In order to prevent an influx of formation fluids into the wellbore the hydrostatic mud pressure must be slightly greater than the formation (pore) pressure. This overbalance, or positive pressure differential, forces the liquid portion of the mud (filtrate) into the formation, leaving the solids to form a filter cake on the wall of the borehole. In porous formations this filter cake prevents any further entry of mud into the formation. This overbalance and filter cake also exists at the bottom of the hole where it affects the removal of cuttings. When a tooth penetrates the surface of the rock the compressive strength of the rock is exceeded and cracks develop, which loosen small fragments or chips from the formation (Figure 30). Between successive teeth the filter cake covers up the cracks and prevents mud pressure being exerted below the chip. The differential pressure on the chip tends to keep the chip against the formation. This is known as the static chip hold down effect, and leads to lower penetration rates. The amount of plastering which occurs depends on mud properties. To reduce the hold down effect:
Reduce the positive differential pressure by lowering the mud weight (i.e. reduce the overbalance to the minimum acceptable level to prevent a kick).
Reduce the solids content of the mud (both clay and drilled solids). Solids removal is essential to increase drilling efficiency.

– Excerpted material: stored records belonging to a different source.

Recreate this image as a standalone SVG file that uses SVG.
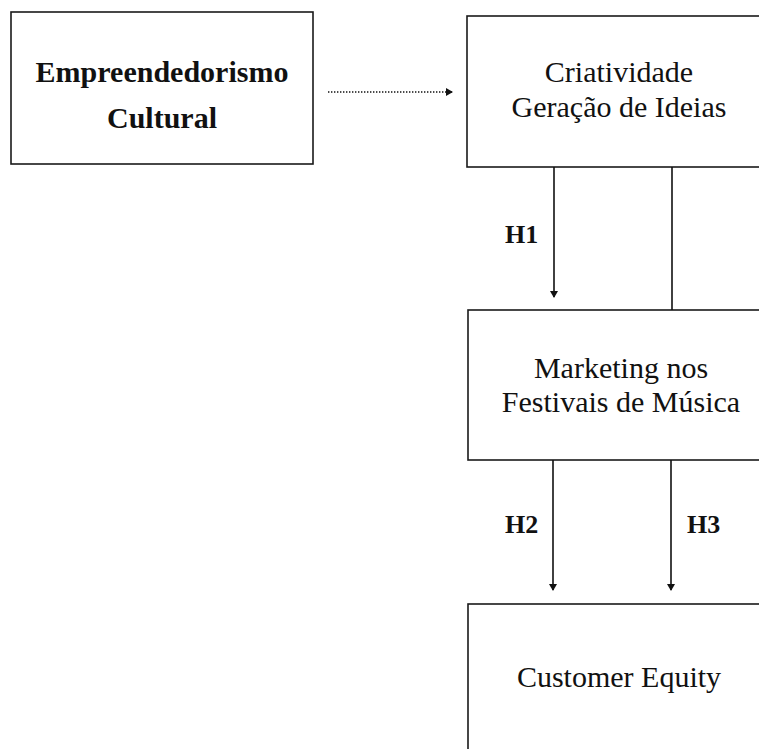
<svg xmlns="http://www.w3.org/2000/svg" width="759" height="749" viewBox="0 0 759 749">
  <defs>
    <style>
      .box { fill: #ffffff; stroke: #1a1a1a; stroke-width: 1.6; }
      .lbl { font-family: "Liberation Serif", "Times New Roman", serif; font-size: 30px; fill: #111; text-anchor: middle; }
      .bold { font-weight: bold; }
      .hyp { font-family: "Liberation Serif", "Times New Roman", serif; font-size: 26px; font-weight: bold; fill: #111; }
      .link { stroke: #111; stroke-width: 1.6; fill: none; }
      .dotted { stroke: #111; stroke-width: 1.6; stroke-dasharray: 1.4 1.6; fill: none; }
    </style>
    <marker id="tip" markerWidth="8" markerHeight="8" refX="6" refY="4" orient="auto" markerUnits="userSpaceOnUse">
      <path d="M0,0 L7,4 L0,8 Z" fill="#111"/>
    </marker>
  </defs>
  <rect width="759" height="749" fill="#ffffff"/>

  <g id="empreendedorismo">
    <rect class="box" x="11" y="12" width="302" height="152"/>
    <text class="lbl bold" x="162" y="82">Empreendedorismo</text>
    <text class="lbl bold" x="162" y="128">Cultural</text>
  </g>

  <g id="criatividade">
    <rect class="box" x="467" y="16" width="304" height="151"/>
    <text class="lbl" x="619" y="82">Criatividade</text>
    <text class="lbl" x="619" y="117">Geração de Ideias</text>
  </g>

  <g id="marketing">
    <rect class="box" x="468" y="310" width="303" height="150"/>
    <text class="lbl" x="621" y="378">Marketing nos</text>
    <text class="lbl" x="621" y="412">Festivais de Música</text>
  </g>

  <g id="customer-equity">
    <rect class="box" x="468" y="604" width="303" height="160"/>
    <text class="lbl" x="619" y="687">Customer Equity</text>
  </g>

  <g id="connectors">
    <line class="dotted" x1="328" y1="92" x2="452" y2="92" marker-end="url(#tip)"/>
    <line class="link" x1="554" y1="167" x2="554" y2="297" marker-end="url(#tip)"/>
    <line class="link" x1="672" y1="167" x2="672" y2="310"/>
    <line class="link" x1="553" y1="460" x2="553" y2="590" marker-end="url(#tip)"/>
    <line class="link" x1="671" y1="460" x2="671" y2="590" marker-end="url(#tip)"/>
    <text class="hyp" x="505" y="243">H1</text>
    <text class="hyp" x="505" y="533">H2</text>
    <text class="hyp" x="687" y="533">H3</text>
  </g>
</svg>
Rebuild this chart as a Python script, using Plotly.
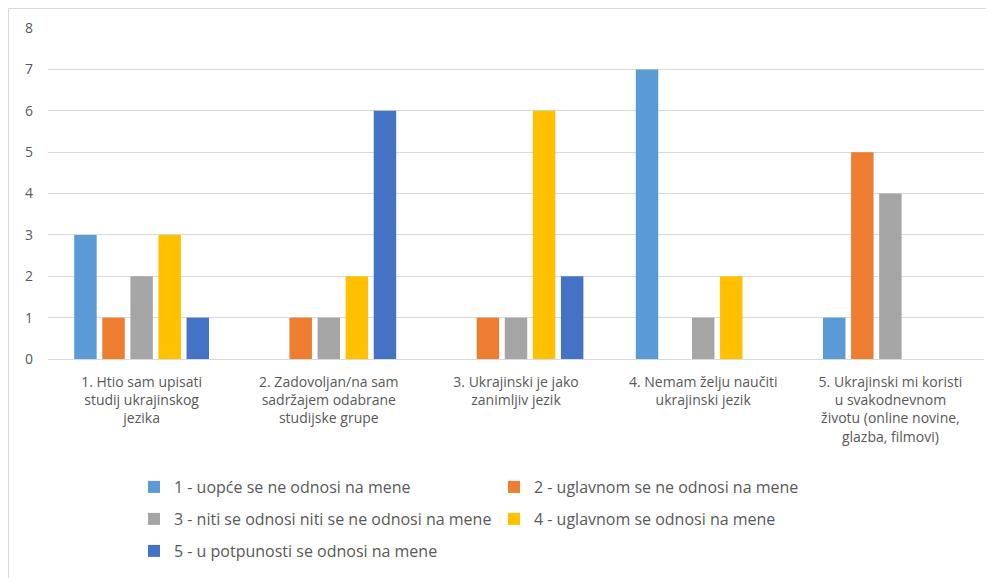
import plotly.graph_objects as go

categories = [
    "1. Htio sam upisati<br>studij ukrajinskog<br>jezika",
    "2. Zadovoljan/na sam<br>sadržajem odabrane<br>studijske grupe",
    "3. Ukrajinski je jako<br>zanimljiv jezik",
    "4. Nemam želju naučiti<br>ukrajinski jezik",
    "5. Ukrajinski mi koristi<br>u svakodnevnom<br>životu (online novine,<br>glazba, filmovi)",
]
series_names = [
    "1 - uopće se ne odnosi na mene",
    "2 - uglavnom se ne odnosi na mene",
    "3 - niti se odnosi niti se ne odnosi na mene",
    "4 - uglavnom se odnosi na mene",
    "5 - u potpunosti se odnosi na mene",
]
s1 = [3, 0, 0, 7, 1]
s2 = [1, 1, 1, 0, 5]
s3 = [2, 1, 1, 1, 4]
s4 = [3, 2, 6, 2, 0]
s5 = [1, 6, 2, 0, 0]
values = [s1, s2, s3, s4, s5]
colors = ["#5B9BD5", "#ED7D31", "#A5A5A5", "#FFC000", "#4472C4"]
legend_ids = ["legend", "legend", "legend2", "legend2", "legend3"]

fig = go.Figure()
for name, vals, col, lg in zip(series_names, values, colors, legend_ids):
    fig.add_trace(go.Bar(x=categories, y=vals, name=name, marker_color=col,
                         marker_line_width=0, legend=lg))

# the page body adds an 8px offset; figure coordinates below are page coords - 8
W, H = 994, 578
ml, mr, mt, mb = 40, 18, 20, 227
pw, ph = W - ml - mr, H - mt - mb

def px_x(x):
    return (x - ml) / pw

def px_y(y):
    return (H - mb - y) / ph

font = dict(family="Open Sans, Liberation Sans, sans-serif", size=14, color="#595959")
leg_font = dict(family="Open Sans, Liberation Sans, sans-serif", size=16, color="#595959")
leg_common = dict(orientation="h", xanchor="left", yanchor="middle", x=px_x(126),
                  entrywidth=315, entrywidthmode="pixels", font=leg_font,
                  bgcolor="rgba(0,0,0,0)", itemwidth=30, traceorder="normal")

fig.update_layout(
    width=W, height=H,
    margin=dict(l=ml, r=mr, t=mt, b=mb),
    paper_bgcolor="white", plot_bgcolor="white",
    font=font,
    barmode="group", bargap=0.25, bargroupgap=0.2,
    xaxis=dict(showgrid=False, showline=False, ticks="", tickfont=dict(size=14, color="#595959"),
               tickangle=0, automargin=False, ticklabelstandoff=13),
    yaxis=dict(range=[0, 8], dtick=1, showgrid=True, gridcolor="#D9D9D9", gridwidth=1,
               zeroline=True, zerolinecolor="#D9D9D9", zerolinewidth=1,
               tickfont=dict(size=14, color="#595959"), ticks="", ticklabelstandoff=14,
               automargin=False),
    legend=dict(**leg_common, y=px_y(479)),
    legend2=dict(**leg_common, y=px_y(511)),
    legend3=dict(**leg_common, y=px_y(543)),
    showlegend=True,
    shapes=[dict(type="rect", xref="paper", yref="paper",
                 x0=px_x(0.5), x1=px_x(1000), y0=px_y(600), y1=px_y(0.5),
                 line=dict(color="#D9D9D9", width=1), fillcolor="rgba(0,0,0,0)", layer="below")],
)

fig.write_html("out.html")
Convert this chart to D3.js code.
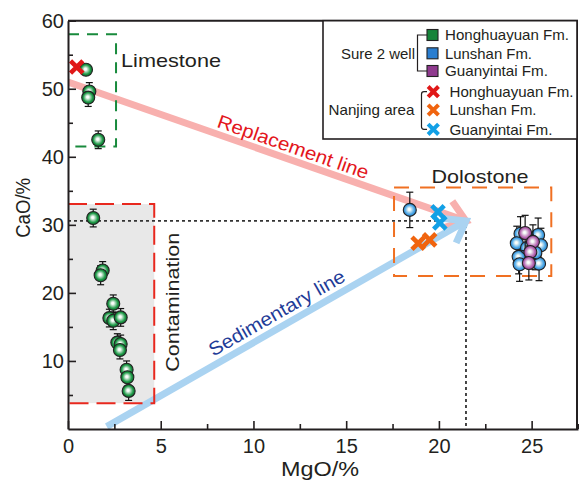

In less porous formations the effect is not so significant since the filter cake is much thinner. However dynamic chip hold down may occur (Figure 30). This occurs because, when cracks form around the chip mud enters the cracks to equalise the pressure. In doing so, however, a pressure drop is created which tends to fix the chip against the bottom of the hole. The longer the tooth penetration, the greater the hold down pressure. Both static and dynamic hold down effects cause bit balling and bottom hole balling. This can be prevented by ensuring correct mud properties (e.g. mud weight and solids content).